11 Mar 09
math is science and i need help with the following problem. There are 12 identical coins and one balancing scale. One of the coins is fake and you have only 3 tries to figure out the coin. The problem is you do not know if the fake coin is heaver or lighter than the other coins.
11 Mar 09
Originally posted by wormerI think that there is one case where 4 weighings are needed - otherwise I can do this in 3.
math is science and i need help with the following problem. There are 12 identical coins and one balancing scale. One of the coins is fake and you have only 3 tries to figure out the coin. The problem is you do not know if the fake coin is heaver or lighter than the other coins.

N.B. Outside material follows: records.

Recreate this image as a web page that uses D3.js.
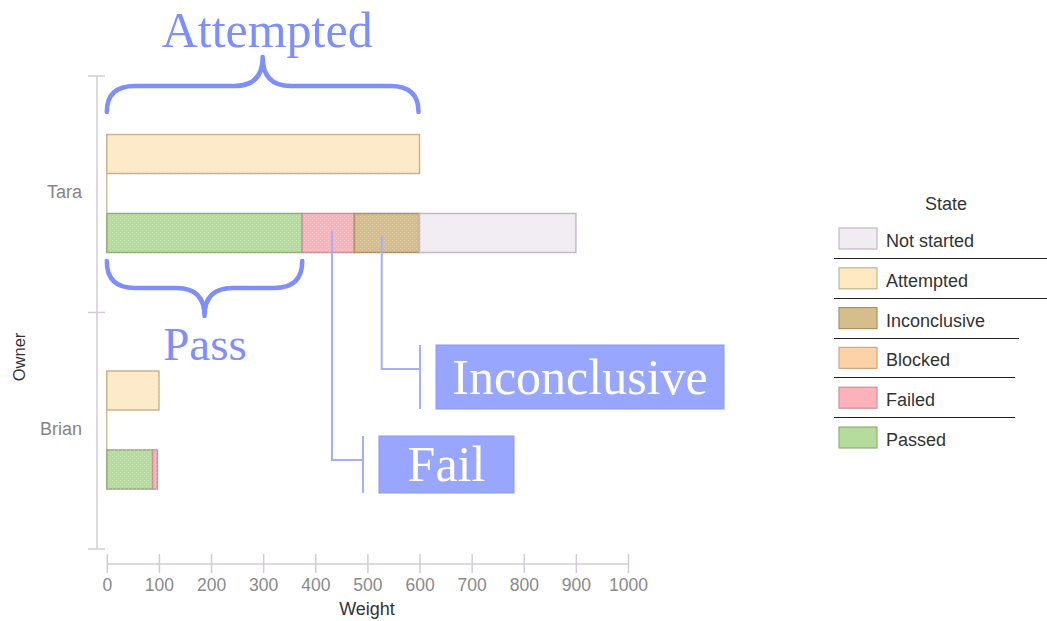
<!DOCTYPE html>
<html>
<head>
<meta charset="utf-8">
<script src="https://cdn.jsdelivr.net/npm/d3@7"></script>
<style>
  html, body { margin: 0; padding: 0; background: #ffffff; }
  svg { display: block; }
</style>
</head>
<body>
<svg id="chart" width="1047" height="621"></svg>
<script>
// Owners and the work weight recorded for each test state
const owners = ["Tara", "Brian"];
const attempted = [600, 100];
const passed = [375, 88];
const failed = [100, 9];
const inconclusive = [125, 0];
const notStarted = [300, 0];
const xTicks = [0, 100, 200, 300, 400, 500, 600, 700, 800, 900, 1000];
const stateNames = ["Not started", "Attempted", "Inconclusive", "Blocked", "Failed", "Passed"];
const stateFill = ["#f1ebf2", "#ffe9c3", "#d6be8c", "#fdd2a8", "#fbb3b9", "#b6dc9d"];
const stateStroke = ["#c4b8c6", "#c9b28e", "#a99263", "#d3a682", "#d08f96", "#8fae78"];

const svg = d3.select("#chart");
const fontSans = "'Liberation Sans', Arial, sans-serif";
const fontSerif = "'Liberation Serif', 'Times New Roman', serif";
const accent = "#7e8ffd";

const x = d3.scaleLinear().domain([0, 1000]).range([106.8, 628]);
const y = d3.scaleBand().domain(owners).range([76, 549]);
const barH = 39;
const topOff = 58.5;
const lowOff = 137.5;

// Light texture used inside the bars
const defs = svg.append("defs");
const pat = defs.append("pattern").attr("id", "grain").attr("width", 4).attr("height", 4)
  .attr("patternUnits", "userSpaceOnUse");
pat.append("rect").attr("x", 0).attr("y", 0).attr("width", 1).attr("height", 1).attr("fill", "#ffffff").attr("opacity", 0.25);
pat.append("rect").attr("x", 2).attr("y", 2).attr("width", 1).attr("height", 1).attr("fill", "#ffffff").attr("opacity", 0.25);

// Y axis (category boundaries)
const yAxisX = 97;
const axisColor = "#d3cbd5";
svg.append("line").attr("x1", yAxisX).attr("x2", yAxisX)
  .attr("y1", y.range()[0]).attr("y2", y.range()[1])
  .attr("stroke", axisColor).attr("stroke-width", 1.5);
const bounds = owners.map(o => y(o)).concat([y.range()[1]]);
svg.selectAll(".ytick").data(bounds).join("line")
  .attr("x1", 88).attr("x2", 105).attr("y1", d => d).attr("y2", d => d)
  .attr("stroke", axisColor).attr("stroke-width", 1.5);
svg.selectAll(".ylab").data(owners).join("text")
  .attr("x", 82).attr("y", d => y(d) + y.bandwidth() / 2 + 4)
  .attr("text-anchor", "end")
  .attr("font-family", fontSans).attr("font-size", 18).attr("fill", "#858585")
  .text(d => d);
svg.append("text")
  .attr("transform", "translate(25,357) rotate(-90)")
  .attr("text-anchor", "middle")
  .attr("font-family", fontSans).attr("font-size", 16.5).attr("fill", "#333333")
  .text("Owner");

// X axis
const axisY = 564;
svg.append("line").attr("x1", x(0)).attr("x2", x(1000)).attr("y1", axisY).attr("y2", axisY)
  .attr("stroke", axisColor).attr("stroke-width", 1.5);
const xa = svg.append("g").attr("transform", "translate(0,554)")
  .call(d3.axisBottom(x).tickValues(xTicks).tickFormat(d3.format("d")).tickSize(19).tickSizeOuter(0));
xa.select(".domain").remove();
xa.selectAll(".tick line").attr("stroke", axisColor).attr("stroke-width", 1.5);
xa.selectAll(".tick text").attr("y", 36.5).attr("dy", null)
  .attr("font-family", fontSans).attr("font-size", 17.5).attr("fill", "#8a8a8a");
svg.append("text").attr("x", 367).attr("y", 615)
  .attr("text-anchor", "middle")
  .attr("font-family", fontSans).attr("font-size", 18).attr("fill", "#333333")
  .text("Weight");

// Connector between the two bars of each owner
svg.selectAll(".conn").data(owners).join("line")
  .attr("x1", x(0)).attr("x2", x(0))
  .attr("y1", d => y(d) + topOff + barH).attr("y2", d => y(d) + lowOff)
  .attr("stroke", "#c9ab8c").attr("stroke-width", 1.2);

function drawBar(x0, x1, yy, idx) {
  if (x1 - x0 <= 0) return;
  svg.append("rect").attr("x", x0).attr("y", yy).attr("width", x1 - x0).attr("height", barH)
    .attr("fill", stateFill[idx]).attr("stroke", stateStroke[idx]).attr("stroke-width", 1.5);
  svg.append("rect").attr("x", x0).attr("y", yy).attr("width", x1 - x0).attr("height", barH)
    .attr("fill", "url(#grain)");
}

owners.forEach((o, i) => {
  drawBar(x(0), x(attempted[i]), y(o) + topOff, 1);
  const segs = [[passed[i], 5], [failed[i], 4], [inconclusive[i], 2], [notStarted[i], 0]];
  let acc = 0;
  segs.forEach(([v, idx]) => {
    drawBar(x(acc), x(acc + v), y(o) + lowOff, idx);
    acc += v;
  });
});

// Curly braces
function brace(xa0, xa1, yEnd, yMid, yTip) {
  const r = Math.min(28, (xa1 - xa0) / 6);
  const cx = (xa0 + xa1) / 2;
  return `M${xa0},${yEnd} Q${xa0},${yMid} ${xa0 + r},${yMid} L${cx - r},${yMid} ` +
    `Q${cx},${yMid} ${cx},${yTip} Q${cx},${yMid} ${cx + r},${yMid} ` +
    `L${xa1 - r},${yMid} Q${xa1},${yMid} ${xa1},${yEnd}`;
}
const braceG = svg.append("g").attr("fill", "none").attr("stroke", accent)
  .attr("stroke-width", 4.5).attr("stroke-linecap", "round").attr("stroke-linejoin", "round");
braceG.append("path").attr("d", brace(x(0), x(attempted[0]) - 1, 112, 86, 57));
braceG.append("path").attr("d", brace(x(0), x(passed[0]), 261, 288, 316));

svg.append("text").attr("x", (x(0) + x(attempted[0])) / 2 + 4).attr("y", 47)
  .attr("text-anchor", "middle").attr("font-family", fontSerif).attr("font-size", 50)
  .attr("fill", accent).text("Attempted");
svg.append("text").attr("x", (x(0) + x(passed[0])) / 2 + 0.5).attr("y", 360)
  .attr("text-anchor", "middle").attr("font-family", fontSerif).attr("font-size", 47)
  .attr("fill", accent).text("Pass");

// Callouts
const callLine = "#a3affd";
function callout(ax, ay, elbowY, tickX, t0, t1, boxX0, boxX1, label, fs) {
  svg.append("path")
    .attr("d", `M${ax},${ay} L${ax},${elbowY} L${tickX},${elbowY}`)
    .attr("fill", "none").attr("stroke", callLine).attr("stroke-width", 2);
  svg.append("line").attr("x1", tickX).attr("x2", tickX).attr("y1", t0).attr("y2", t1)
    .attr("stroke", callLine).attr("stroke-width", 2);
  svg.append("rect").attr("x", boxX0).attr("y", t0).attr("width", boxX1 - boxX0).attr("height", t1 - t0)
    .attr("fill", "#98a6fd").attr("stroke", "#8898fd").attr("stroke-width", 1);
  svg.append("text").attr("x", (boxX0 + boxX1) / 2).attr("y", t0 + (t1 - t0) / 2 + fs * 0.33)
    .attr("text-anchor", "middle").attr("font-family", fontSerif).attr("font-size", fs)
    .attr("fill", "#ffffff").text(label);
}
const tY = y("Tara") + lowOff;
callout(x(passed[0] + failed[0] * 0.57), tY + 17, 460, 363, 436, 493, 379, 514, "Fail", 50);
callout(x(passed[0] + failed[0] + inconclusive[0] * 0.42), tY + 22, 369, 420, 345, 409, 436, 724, "Inconclusive", 50);

// Legend
const lg = svg.append("g");
lg.append("text").attr("x", 946).attr("y", 210).attr("text-anchor", "middle")
  .attr("font-family", fontSans).attr("font-size", 18).attr("fill", "#333333").text("State");
const rowY = d3.scaleLinear().domain([0, 5]).range([228, 427]);
stateNames.forEach((n, i) => {
  lg.append("rect").attr("x", 839).attr("y", rowY(i)).attr("width", 38).attr("height", 21)
    .attr("fill", stateFill[i]).attr("stroke", stateStroke[i]).attr("stroke-width", 1.2);
  lg.append("text").attr("x", 886).attr("y", rowY(i) + 19)
    .attr("font-family", fontSans).attr("font-size", 18).attr("fill", "#333333").text(n);
});
const sepEnds = [1047, 1047, 1019, 1015, 1015];
sepEnds.forEach((e, i) => {
  const yy = Math.round((rowY(i) + rowY(i + 1)) / 2 + 10) + 0.5;
  lg.append("line").attr("x1", 834).attr("x2", e).attr("y1", yy).attr("y2", yy)
    .attr("stroke", "#222222").attr("stroke-width", 1.2);
});
</script>
</body>
</html>
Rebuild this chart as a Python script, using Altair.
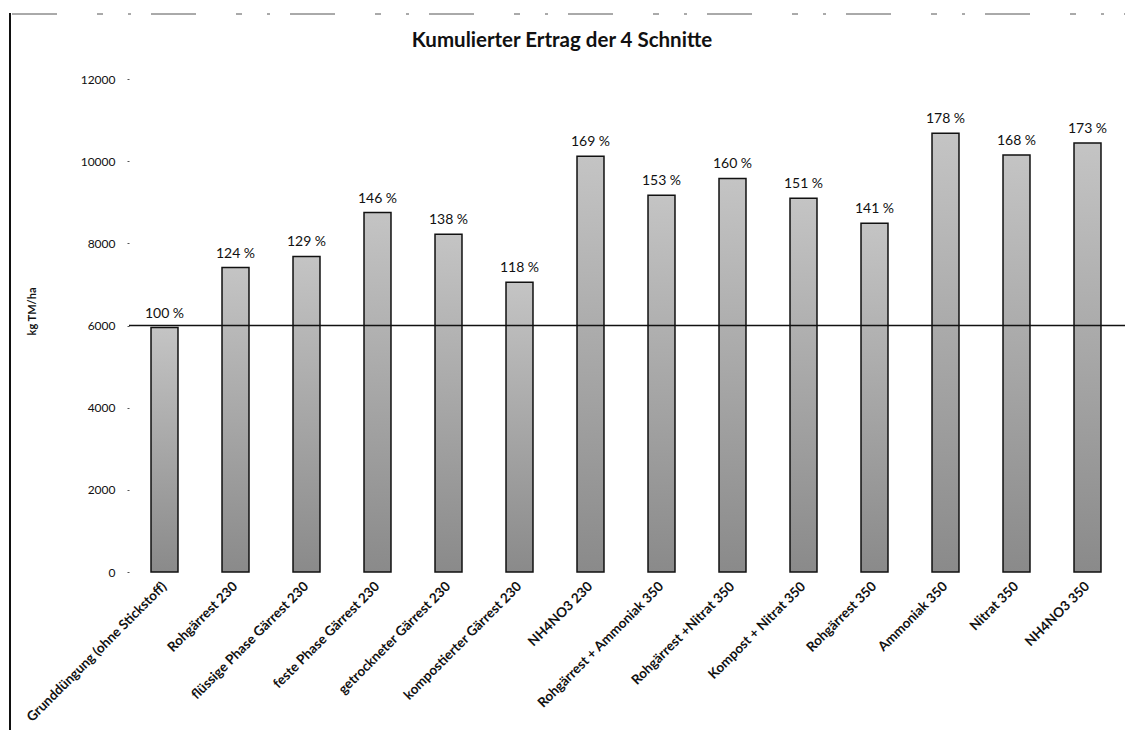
import altair as alt
import pandas as pd

title_text = ["Kumulierter Ertrag der 4 Schnitte"]
categories = [
    "Grunddüngung (ohne Stickstoff)", "Rohgärrest 230", "flüssige Phase Gärrest 230",
    "feste Phase Gärrest 230", "getrockneter Gärrest 230", "kompostierter Gärrest 230",
    "NH4NO3 230", "Rohgärrest + Ammoniak 350", "Rohgärrest +Nitrat 350",
    "Kompost + Nitrat 350", "Rohgärrest 350", "Ammoniak 350", "Nitrat 350", "NH4NO3 350",
]
values = [5950, 7410, 7680, 8750, 8220, 7050, 10120, 9170, 9580, 9100, 8490, 10680, 10150, 10440]
percent_labels = ["100 %", "124 %", "129 %", "146 %", "138 %", "118 %", "169 %",
                  "153 %", "160 %", "151 %", "141 %", "178 %", "168 %", "173 %"]
reference_value = [6000]
y_ticks = [0, 2000, 4000, 6000, 8000, 10000, 12000]

df = pd.DataFrame({"cat": categories, "val": values, "pct": percent_labels})
ref = pd.DataFrame({"ref": reference_value})
ttl = pd.DataFrame({"t": title_text})

FONT = "Lato"
W, H = 994, 493

x_enc = alt.X("cat:N", sort=categories, title=None,
              scale=alt.Scale(paddingInner=0.62, paddingOuter=0.31),
              axis=alt.Axis(labelAngle=-45, labelAlign="right", labelBaseline="middle",
                            labelFontSize=13.5, labelFont=FONT, labelColor="#111",
                            labelFontWeight="bold",
                            labelPadding=12, domain=False, ticks=False, labelLimit=300))
y_scale = alt.Scale(domain=[0, 12000], nice=False)

bars = alt.Chart(df).mark_bar(
    stroke="#111", strokeWidth=1.5,
    color=alt.Gradient(gradient="linear", x1=0, x2=0, y1=0, y2=1,
                       stops=[alt.GradientStop(color="#c4c4c4", offset=0),
                              alt.GradientStop(color="#8a8a8a", offset=1)])
).encode(
    x=x_enc,
    y=alt.Y("val:Q", scale=y_scale, title="kg TM/ha",
            axis=alt.Axis(values=y_ticks, format="d", grid=False, domain=False, tickSize=2,
                          tickColor="#555", labelFontSize=12, labelFont=FONT,
                          labelColor="#111", labelPadding=12, titleFont=FONT,
                          titleFontSize=11, titleFontWeight="bold", titleColor="#111",
                          titleAngle=-90, titleX=-92, titleY=232)),
)

text = alt.Chart(df).mark_text(baseline="bottom", dy=-7, fontSize=14, font=FONT,
                               color="#111").encode(
    x=alt.X("cat:N", sort=categories),
    y=alt.Y("val:Q", scale=y_scale),
    text="pct:N",
)

rule = alt.Chart(ref).mark_rule(color="#111", strokeWidth=1.6).encode(
    y=alt.Y("ref:Q", scale=y_scale),
    x=alt.value(0), x2=alt.value(W + 2),
)

title_mark = alt.Chart(ttl).mark_text(font=FONT, fontSize=20.5, fontWeight="bold",
                                      color="#111", align="center",
                                      baseline="alphabetic").encode(
    x=alt.value(433), y=alt.value(-32), text="t:N",
)

border_left = alt.Chart(ref).mark_rule(color="#111", strokeWidth=2).encode(
    x=alt.value(-119), y=alt.value(-66), y2=alt.value(680),
)
border_top = alt.Chart(ref).mark_rule(color="#555", strokeWidth=1,
                                      strokeDash=[45, 40, 6, 25, 3, 20]).encode(
    x=alt.value(-117), x2=alt.value(W + 2), y=alt.value(-65),
)

chart = alt.layer(bars, text, rule, title_mark, border_left, border_top).properties(
    width=W, height=H,
    background="white",
    padding={"left": 121, "top": 71, "right": 4, "bottom": 158},
    autosize=alt.AutoSizeParams(type="none"),
).configure_view(stroke=None, strokeWidth=0)

chart.save("out.html", embed_options={"renderer": "svg", "actions": False})
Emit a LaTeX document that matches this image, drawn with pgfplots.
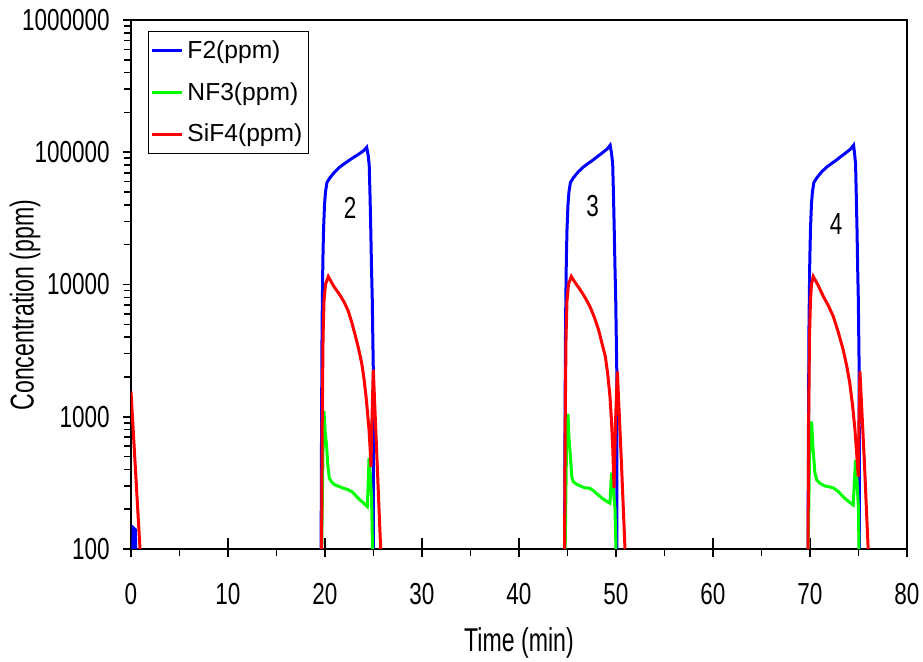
\documentclass[border=0pt]{standalone}
\usepackage{fontspec}
\setmainfont{Liberation Sans}
\newfontfamily\condfont{Liberation Sans}[FakeStretch=0.74]
\newfontfamily\labfont{Liberation Sans}[FakeStretch=0.7]
\usepackage{pgfplots}
\pgfplotsset{compat=1.18}

\definecolor{fblue}{RGB}{0,0,255}
\definecolor{ngreen}{RGB}{0,255,0}
\definecolor{sred}{RGB}{255,0,0}

\begin{document}
\begin{tikzpicture}
\path[use as bounding box] (-65.5pt,-56.5pt) rectangle (396pt,274.5pt);
\begin{axis}[
    scale only axis,
    width=388pt, height=264.5pt,
    ymode=log,
    xmin=0, xmax=80,
    ymin=100, ymax=1000000,
    xtick={0,10,...,80},
    minor x tick num=1,
    ytick={100,1000,10000,100000,1000000},
    yticklabels={100,1000,10000,100000,1000000},
    xtick pos=bottom, ytick pos=left,
    tick align=outside,
    major tick length=4pt, minor tick length=3.5pt,
    extra x ticks={0,10,...,80},
    extra x tick labels={},
    extra x tick style={tick align=inside, major tick length=5.5pt},
    every tick/.style={black, line width=0.8pt},
    axis line style={line width=1.1pt},
    /pgf/number format/assume math mode=true,
    tick label style={font=\condfont\fontsize{15.2}{17}\selectfont},
    yticklabel style={inner sep=0pt, xshift=-6.5pt},
    xticklabel style={inner sep=0pt, yshift=-13pt},
    label style={font=\labfont\fontsize{16.5}{19}\selectfont},
    xlabel={Time (min)},
    ylabel={Concentration (ppm)},
    xlabel style={at={(axis description cs:0.5,-0.1777)}, anchor=center},
    ylabel style={at={(axis description cs:-0.1366,0.461)}, anchor=center},
    legend style={at={(axis description cs:0,1)}, anchor=north west,
        xshift=8.5pt, yshift=-5.5pt, draw=black, line width=0.5pt,
        font=\fontsize{12.3}{14}\selectfont,
        inner xsep=1pt, inner ysep=2.5pt, row sep=6.5pt},
    legend cell align=left,
    legend image code/.code={\draw[#1, line width=1.5pt] (0pt,0pt) -- (15pt,0pt);},
    every axis plot/.append style={line width=1.5pt, no markers},
]
\addplot[fblue] coordinates {
 (0,50) (0.15,50) (0.22,145) (0.45,140) (0.55,50)
 (19.5,50) (19.6,100) (19.65,1000) (19.7,5000) (19.78,15000) (19.85,26000)
 (19.95,40000) (20.05,50000) (20.2,59000) (20.5,64000) (21,71000) (21.5,77000)
 (22,82000) (22.5,87000) (23,92000) (23.5,97000) (24,103000) (24.3,109000)
 (24.45,95000) (24.56,80000) (24.65,45000) (24.72,26000) (24.8,13000)
 (24.87,8000) (24.93,4000) (24.98,2300) (25.0,100) (25.05,50)
 (44.6,50) (44.7,100) (44.75,1000) (44.8,5000) (44.88,15000) (44.95,26000)
 (45.05,40000) (45.15,50000) (45.3,59000) (45.6,64000) (46.1,71000) (46.6,77000)
 (47.1,82000) (47.6,87000) (48.1,93000) (48.6,99000) (49.1,106000) (49.4,113000)
 (49.55,97000) (49.66,82000) (49.75,45000) (49.82,26000) (49.9,13000)
 (49.97,8000) (50.03,4000) (50.08,2300) (50.1,100) (50.15,50)
 (69.7,50) (69.8,100) (69.85,1000) (69.9,5000) (69.98,15000) (70.05,26000)
 (70.15,40000) (70.25,50000) (70.4,59000) (70.7,64000) (71.2,71000) (71.7,77000)
 (72.2,82000) (72.7,87000) (73.2,93000) (73.7,99000) (74.2,106000) (74.5,113000)
 (74.6,97000) (74.7,82000) (74.78,45000) (74.85,26000) (74.92,13000)
 (74.98,8000) (75.03,4000) (75.07,2300) (75.1,100) (75.15,50) (80,50)
};
\addlegendentry{F2(ppm)}
\addplot[ngreen] coordinates {
 (0,50) (19.6,50) (19.66,100) (19.8,600) (19.9,1100) (20.0,800) (20.17,596)
 (20.3,420) (20.45,343) (20.7,320) (21.03,305) (21.5,296) (21.89,288)
 (22.3,282) (22.75,272) (23.2,252) (23.6,235) (24.0,222) (24.36,209)
 (24.45,300) (24.54,487) (24.65,380) (24.8,249) (24.9,100) (24.95,50)
 (44.7,50) (44.76,100) (44.9,600) (45.05,1050) (45.15,700) (45.3,500)
 (45.45,350) (45.6,323) (45.9,310) (46.3,300) (46.8,290) (47.3,288)
 (47.7,275) (48.2,255) (48.7,238) (49.1,228) (49.38,222) (49.47,300)
 (49.55,377) (49.7,300) (49.9,200) (50.0,100) (50.05,50)
 (69.75,50) (69.82,100) (69.95,500) (70.17,920) (70.3,600) (70.5,380)
 (70.69,333) (71.0,315) (71.5,300) (72.0,295) (72.4,290) (72.92,272)
 (73.5,245) (74.0,228) (74.46,215) (74.6,350) (74.71,472) (74.85,330)
 (75.0,200) (75.05,100) (75.1,50) (80,50)
};
\addlegendentry{NF3(ppm)}
\addplot[sred] coordinates {
 (0,1550) (0.93,100) (1.0,50)
 (19.55,50) (19.65,100) (19.72,1000) (19.8,4000) (19.9,7500) (20.05,10000)
 (20.34,11500) (20.86,9800) (21.55,8300) (22.0,7300) (22.4,6300)
 (22.75,5200) (23.09,4200) (23.45,3300) (23.78,2550) (24.0,2000)
 (24.23,1425) (24.4,1050) (24.54,795) (24.65,580) (24.74,417) (24.85,1000)
 (24.98,2270) (25.36,480) (25.74,100) (25.8,50)
 (44.6,50) (44.7,100) (44.77,1000) (44.85,4000) (44.95,7500) (45.1,10000)
 (45.39,11500) (45.8,10300) (46.3,9160) (46.8,8000) (47.3,6850)
 (47.75,5700) (48.2,4560) (48.55,3600) (48.9,2860) (49.15,2100)
 (49.38,1425) (49.53,950) (49.66,596) (49.8,290) (49.95,900) (50.14,2200)
 (50.55,470) (50.93,100) (51.0,50)
 (69.7,50) (69.8,100) (69.87,1000) (69.95,4000) (70.05,7500) (70.15,10000)
 (70.34,11500) (70.8,10000) (71.37,8150) (71.9,6900) (72.4,5750)
 (72.9,4400) (73.43,3200) (73.8,2400) (74.1,1800) (74.4,1200)
 (74.64,795) (74.82,520) (74.98,353) (75.05,900) (75.15,2200)
 (75.6,470) (76.0,100) (76.1,50) (80,50)
};
\addlegendentry{SiF4(ppm)}
\node[font=\condfont\fontsize{15.2}{17}\selectfont] at (axis cs:22.6,38000) {2};
\node[font=\condfont\fontsize{15.2}{17}\selectfont] at (axis cs:47.6,39500) {3};
\node[font=\condfont\fontsize{15.2}{17}\selectfont] at (axis cs:72.7,28500) {4};
\end{axis}
\end{tikzpicture}
\end{document}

Divide the 12 coins into 4 piles of 3 - call them A, B, C and D. Weigh pile A against pile B. If they are the same weight then C or D contains the counterfeit. Otherwise A or B does. Weigh one of the counterfeit candidate piles against a trusted pile. If they are different then you know whether the counterfeit pile is heavier or lighter and you have narrowed down the search to three coins. Choose two of the three - if the scales balance the counterfeit is the remaining one, otherwise you know which it is as you have deduced the relative weight of the counterfeit by now.
The problem comes when you have not weighed the coins in the pile of 3 containing the counterfeit in the first 2 weighings. Suppose the counterfeit is in pile D. You´ve weighed A against B and they are the same, you´ve weighed A against C and they are the same. You know the counterfeit is one of the three coins in D, but unless you are lucky and the scales balance when you do the third comparison you are stuffed as you do not know if the coin is heavier or lighter.